-- START OF GIVEN DATA --

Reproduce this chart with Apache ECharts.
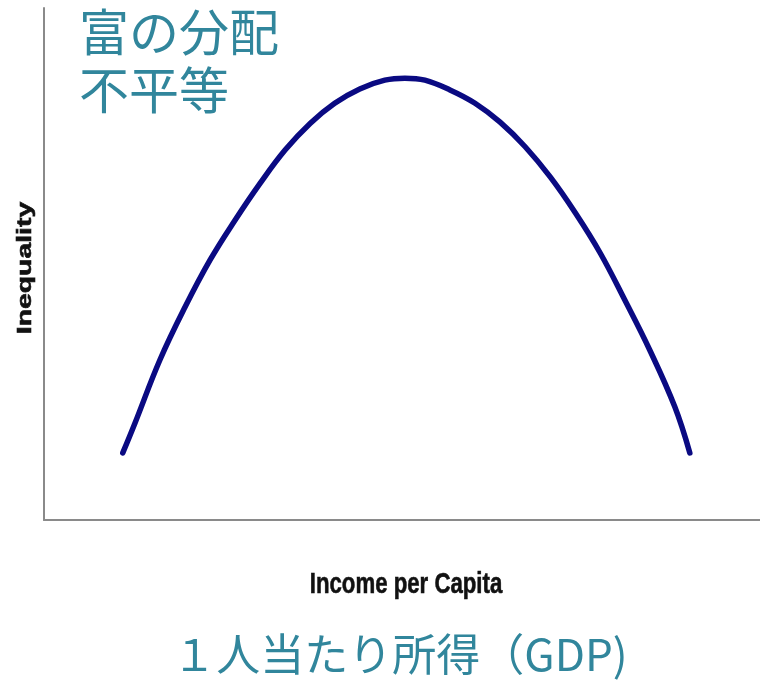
<!DOCTYPE html>
<html>
<head>
<meta charset="utf-8">
<script src="https://cdn.jsdelivr.net/npm/echarts@6/dist/echarts.min.js"></script>
<style>
  html, body { margin: 0; padding: 0; background: #fff; }
  #chart { width: 760px; height: 682px; }
</style>
</head>
<body>
<div id="chart"></div>
<script>
// Kuznets curve (x: income 0-100, y: inequality 0-100)
const incomeX = [11.0, 12.7, 16.2, 19.7, 23.2, 26.7, 30.2, 33.7, 37.2, 40.6, 44.1, 47.6, 50.4,
                 53.2, 56.7, 60.2, 63.7, 67.2, 70.7, 74.2, 77.7, 81.1, 84.6, 88.1, 90.2];
const inequalityY = [13.1, 18.9, 31.3, 41.6, 50.8, 58.6, 65.8, 72.3, 77.5, 81.4, 84.2, 85.9, 86.3,
                     85.9, 84.0, 81.4, 77.7, 72.9, 67.0, 60.0, 52.1, 43.0, 33.2, 22.1, 13.1];

const titleJa = ['富の分配', '不平等'];
const xNameJa = '１人当たり所得（GDP)';
const xName = 'Income per Capita';
const yName = 'Inequality';

const teal = '#31869c';
const cjk = '"Noto Sans CJK JP", "Noto Sans CJK SC", sans-serif';

const chart = echarts.init(document.getElementById('chart'));
const points = incomeX.map((x, i) => [x, inequalityY[i]]);

chart.setOption({
  animation: false,
  backgroundColor: '#fff',
  grid: { left: 44, right: 0, top: 8, bottom: 162 },
  xAxis: {
    type: 'value', min: 0, max: 100,
    axisLine: { show: true, lineStyle: { color: '#8a8a8a', width: 2 } },
    axisTick: { show: false }, axisLabel: { show: false }, splitLine: { show: false }
  },
  yAxis: {
    type: 'value', min: 0, max: 100,
    axisLine: { show: true, lineStyle: { color: '#8a8a8a', width: 2 } },
    axisTick: { show: false }, axisLabel: { show: false }, splitLine: { show: false }
  },
  series: [{
    type: 'line',
    data: points,
    smooth: 0.4,
    symbol: 'none',
    lineStyle: { color: '#0a0a82', width: 5.5, cap: 'round' }
  }],
  graphic: [
    {
      type: 'text', left: 79, top: 3,
      style: { text: titleJa.join('\n'), fill: teal, font: '50px ' + cjk, lineHeight: 58 }
    },
    {
      type: 'text', x: 406, y: 585,
      scaleX: 0.74,
      style: { text: xName, fill: '#111', stroke: '#111', lineWidth: 0.6, font: 'bold 30px "Liberation Sans", Arial, sans-serif', align: 'center', verticalAlign: 'middle' }
    },
    {
      type: 'text', x: 25, y: 268, rotation: Math.PI / 2,
      scaleX: 1.35,
      style: { text: yName, fill: '#111', stroke: '#111', lineWidth: 0.6, font: 'bold 21px "Liberation Sans", Arial, sans-serif', align: 'center', verticalAlign: 'middle' }
    },
    {
      type: 'text', x: 400, y: 654,
      style: { text: xNameJa, fill: teal, font: '44px ' + cjk, align: 'center', verticalAlign: 'middle' }
    }
  ]
});
</script>
</body>
</html>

-- END OF GIVEN DATA --

▶ **YOUR INSTRUCTIONS**
Restate the data word for word from its first line through the line with "const points = incomeX.map((x, i)", leaving out any picture along the way.

▶ **RESPONSE**
Reproduce this chart with Apache ECharts.
<!DOCTYPE html>
<html>
<head>
<meta charset="utf-8">
<script src="https://cdn.jsdelivr.net/npm/echarts@6/dist/echarts.min.js"></script>
<style>
  html, body { margin: 0; padding: 0; background: #fff; }
  #chart { width: 760px; height: 682px; }
</style>
</head>
<body>
<div id="chart"></div>
<script>
// Kuznets curve (x: income 0-100, y: inequality 0-100)
const incomeX = [11.0, 12.7, 16.2, 19.7, 23.2, 26.7, 30.2, 33.7, 37.2, 40.6, 44.1, 47.6, 50.4,
                 53.2, 56.7, 60.2, 63.7, 67.2, 70.7, 74.2, 77.7, 81.1, 84.6, 88.1, 90.2];
const inequalityY = [13.1, 18.9, 31.3, 41.6, 50.8, 58.6, 65.8, 72.3, 77.5, 81.4, 84.2, 85.9, 86.3,
                     85.9, 84.0, 81.4, 77.7, 72.9, 67.0, 60.0, 52.1, 43.0, 33.2, 22.1, 13.1];

const titleJa = ['富の分配', '不平等'];
const xNameJa = '１人当たり所得（GDP)';
const xName = 'Income per Capita';
const yName = 'Inequality';

const teal = '#31869c';
const cjk = '"Noto Sans CJK JP", "Noto Sans CJK SC", sans-serif';

const chart = echarts.init(document.getElementById('chart'));
const points = incomeX.map((x, i) => [x, inequalityY[i]]);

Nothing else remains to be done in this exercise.